Suspected shooter in University Place double homicide gets decades in prison
Judge Kitty-Ann van Doorninck wanted to know the motive behind a double homicide that happened in University Place last year.
“The big question is why?” the Pierce County Superior Court judge asked 31-year-old Javier Valenzuela Felix before she sentenced him Wednesday. “Can you answer that for me?”
Defense attorney Ed DeCosta told her he’d been asking that question for a year to no avail.
Valenzuela Felix pleaded guilty to two counts of second-degree murder for the deaths of Wilberth Lopez Alcala and Adrian Valencia Cuevas.

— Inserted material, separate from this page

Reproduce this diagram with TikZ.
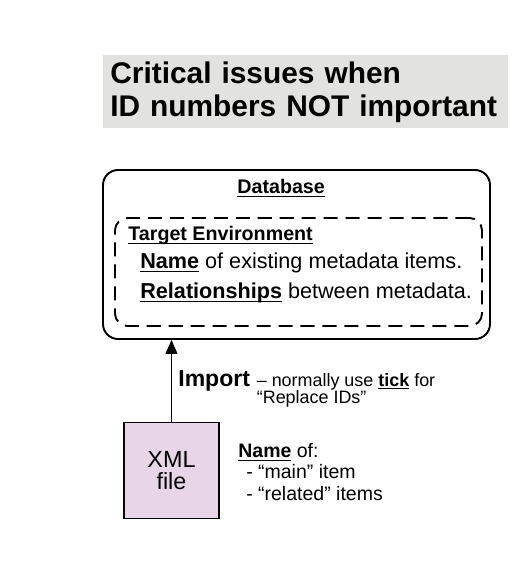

Van Doorninck sentenced him to 30 years, 6 months in prison, which was the low-end of his sentencing range. That’s what both the defense and prosecution recommended.
The plea statement she read in court said that Valenzuela Felix shot the men after they drank beer together at a barbecue May 14, 2018. They’d left the gathering together with another man, Alex Lopez Leon, to go for a drive.
Sheriff’s deputies found the bodies in the 6100 block of 63rd Street West after a neighbor called to report what looked like two men passed out inside the vehicle.
Lopez Leon, 22, awaits trial.
Van Doorninck said the case was especially cold-blooded.
Both men were shot in the head essentially at point blank range, she said. Charging papers say 22-year-old Lopez Alcala was shot first, then 19-year-old Valencia Cuevas was told to keep driving, and then was also shot.
“It’s sort of unspeakable, how evil that is,” van Doorninck said.
Adrian Valencia Cuevas’ mother, Rosa Valencia Cuevas, asked the court for a maximum sentence.
She said Valenzuela Felix destroyed her life.
“He left a mother without a son and a son without a father,” she said.
She said she doesn’t know Valenzuela Felix but that she always thinks about his mother and how she’s also suffering.
“In my heart, there cannot be any hate,” she said.
A victim advocate read the court a letter from Elizabeth Ulloa, Valencia Cuevas’ girlfriend and the mother of his 1-year-old son.
“This man Javier is a monster,” the letter said.
Ulloa told The News Tribune outside court that she and Valencia Cuevas had talked about getting a place of their own.
“He had a lot planned in his life,” she said. “And now none of that can happen.”
He’d worked in construction, she said, and wanted to get a union job.
She described him as a good father, who loved his mother and his siblings.
America Ceras, whose husband was best friends with Lopez Alcala, wrote the court to say he’d been an excellent uncle to her daughters.
She told The News Tribune that he’d lived with the couple in Tacoma and that he’d take her daughters to the corner store to get ice cream. She’d often find them headed out the door to McDonald’s.
He didn’t have any children.
He’d worked in construction for a different company and sent money from every paycheck to family in Mexico, she said.
Defense attorney DeCosta told the court that his client was remorseful about what happened and wanted to take responsibility.
He has no known felony criminal history.
DeCosta said he found the man to be soft spoken, rational and reserved and that he has several young children of his own.
Valenzuela Felix himself told the judge through a Spanish interpreter that he was very sorry about what happened.
He didn’t answer her question about why it did.